→ WRITTEN PROBLEM
Return all lines with the word "matplotlib" in them.

→ DATASET CONTENT
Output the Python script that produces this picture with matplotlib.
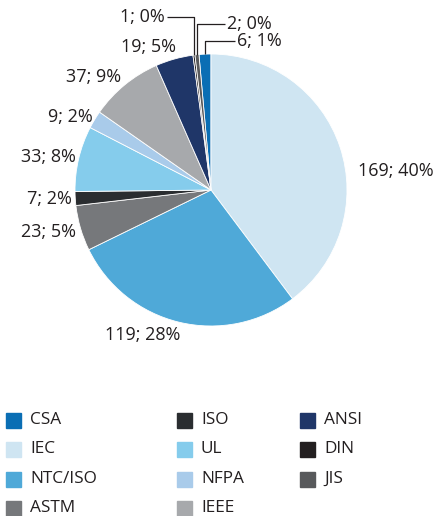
import numpy as np
import matplotlib.pyplot as plt
from matplotlib.patches import Rectangle

plt.rcParams['font.family'] = ['Open Sans', 'DejaVu Sans']

names = ['CSA', 'IEC', 'NTC/ISO', 'ASTM', 'ISO', 'UL', 'NFPA', 'IEEE', 'ANSI', 'DIN', 'JIS']
counts = [6, 169, 119, 23, 7, 33, 9, 37, 19, 1, 2]
pcts = [1, 40, 28, 5, 2, 8, 2, 9, 5, 0, 0]
colors = ['#0a6eb4', '#cfe5f2', '#4fa9d8', '#76787b', '#2a2d30', '#85ccec',
          '#a9cbea', '#a7a9ac', '#1f3668', '#231f20', '#58595b']

txt_col = '#231f20'
W, H = 437, 516
fig = plt.figure(figsize=(W / 100, H / 100), dpi=100)

# pie: center (211,190) px, radius 136 px
cx, cy, r = 211, 190, 136
ax = fig.add_axes([(cx - r) / W, (H - cy - r) / H, 2 * r / W, 2 * r / H])
# the first slice (CSA) ends at 12 o'clock, IEC starts there
start = 90 + counts[0] / sum(counts) * 360
wedges, _ = ax.pie(counts, colors=colors, startangle=start, counterclock=False,
                   wedgeprops=dict(edgecolor='white', linewidth=0.6))
ax.set_xlim(-1, 1)
ax.set_ylim(-1, 1)
ax.set_aspect('equal')
ax.axis('off')

# labels placed just outside the rim, nudged in pixels
rl = 141
nudge = {1: (13, -26, 'left'), 2: (-35, -8, 'center'), 3: (0, -2, 'right'),
         4: (2, 0, 'right'), 5: (2, 0, 'right'), 6: (2, 0, 'right'),
         7: (0, 4, 'right'), 8: (3, 7, 'right')}
for i, (dx, dy, ha) in nudge.items():
    w = wedges[i]
    mid = np.deg2rad((w.theta1 + w.theta2) / 2)
    x = (rl * np.cos(mid) + dx) / r
    y = (rl * np.sin(mid) + dy) / r
    ax.text(x, y, f'{counts[i]}; {pcts[i]}%', ha=ha, va='center',
            fontsize=13, color=txt_col)

# tiny slices near the top get leader lines (text anchor in px from center)
lead = {9: (-46, 173, 'right'), 10: (16, 166, 'left'), 0: (26, 149, 'left')}
for i, (tx, ty, ha) in lead.items():
    w = wedges[i]
    mid = np.deg2rad((w.theta1 + w.theta2) / 2)
    ex, ey = np.cos(mid), np.sin(mid)
    lx = (tx + (-2 if ha == 'left' else 2)) / r
    ax.plot([ex, ex, lx], [ey, ty / r, ty / r], color=txt_col, lw=0.9,
            clip_on=False, solid_capstyle='butt')
    ax.text(tx / r, ty / r, f'{counts[i]}; {pcts[i]}%', ha=ha, va='center',
            fontsize=13, color=txt_col)

# legend, three columns filled top to bottom
col_x = [6, 177, 300]
row_y = [420, 449, 479, 508]
for k, name in enumerate(names):
    c, rr = divmod(k, 4)
    x0, y0 = col_x[c], row_y[rr]
    fig.patches.append(Rectangle((x0 / W, (H - y0 - 7.5) / H), 15 / W, 15 / H,
                                 transform=fig.transFigure, color=colors[k]))
    fig.text((x0 + 24) / W, (H - y0) / H, name, ha='left', va='center',
             fontsize=12.4, color=txt_col)

fig.savefig('out.png', dpi=100)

→ TASK OUTPUT
Output the Python script that produces this picture with matplotlib.
import matplotlib.pyplot as plt
from matplotlib.patches import Rectangle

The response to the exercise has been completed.